McConnell slams Trump's Syria withdrawal as 'strategic nightmare'

US Senate majority leader Mitch McConnell had earlier in the month condemned Trump's withdrawal of troops from north-east Syria. PHOTO: EPA-EFE

WASHINGTON (AFP) - US Senate majority leader Mitch McConnell on Friday (Oct 18) attacked President Donald Trump's decision to pull troops from Syria as "a strategic nightmare" that will help Washington's foes and hurt its allies.

"Withdrawing US forces from Syria is a grave strategic mistake," McConnell, the top Republican in Congress, wrote in an op-ed published in The Washington Post.

"It will leave the American people and homeland less safe, embolden our enemies, and weaken important alliances."

His comments come after Trump on Wednesday defended his decision to pull US troops out of Syria as "strategically brilliant".

McConnell, usually a staunch supporter of the president, had earlier in the month condemned Trump's withdrawal of troops from north-east Syria, which sparked a week-long Turkish offensive against the Kurds who were allied with the US in the fight against the Islamic State in Iraq and Syria.

Fighting has continued despite a temporary ceasefire Vice-President Mike Pence brokered with Ankara.

"The combination of a US pullback and the escalating Turkish-Kurdish hostilities is creating a strategic nightmare for our country," McConnell wrote in his opinion piece.

"Even if the five-day ceasefire announced Thursday holds, events of the past week have set back the United States' campaign against the Islamic State and other terrorists," he said.

McConnell did not mention Trump by name, though he did liken the Syria withdrawal to the foreign policy of Trump's Democratic predecessor Barack Obama.

"We saw the Islamic State flourish in Iraq after President Barack Obama's retreat.

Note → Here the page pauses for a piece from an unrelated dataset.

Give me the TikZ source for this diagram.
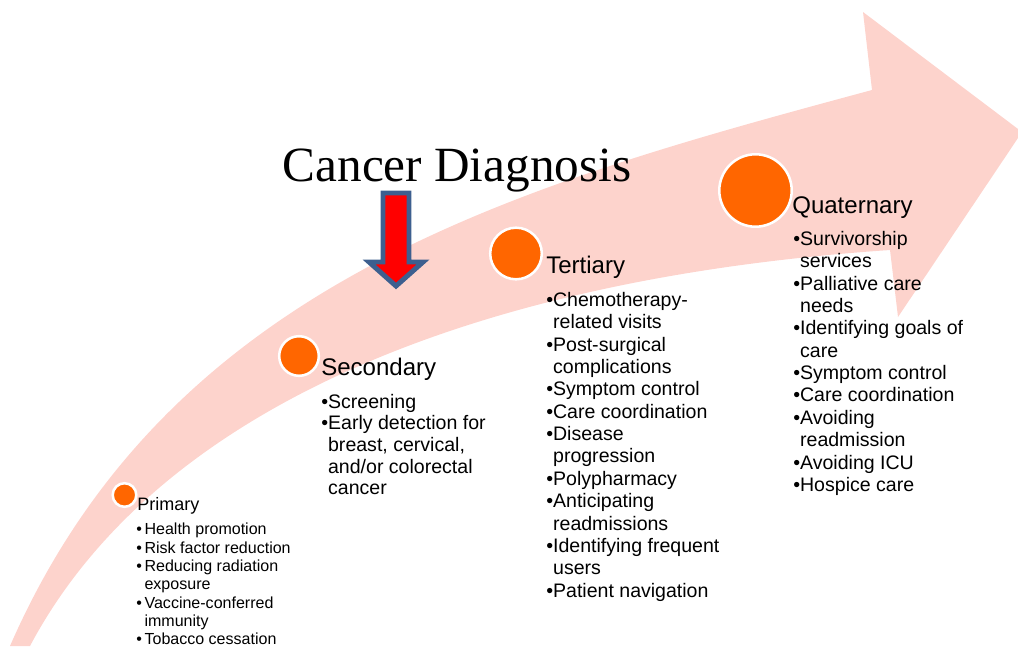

We will see these things anew in Syria and Afghanistan if we abandon our partners and retreat from these conflicts before they are won," McConnell wrote.

"America's wars will be 'endless' only if America refuses to win them," he added in an apparent jab at Trump's insistence that the withdrawal was necessary "to get out of these ridiculous Endless Wars".

The offensive has killed more than 500 people, including dozens of civilians, while some 300,000 civilians have been displaced within Syria, according to the Syrian Observatory for Human Rights war monitor.

Turkey agreed to suspend its offensive for five days in northern Syria while Kurdish fighters withdraw from the area, following high-stakes talks with Pence in Ankara.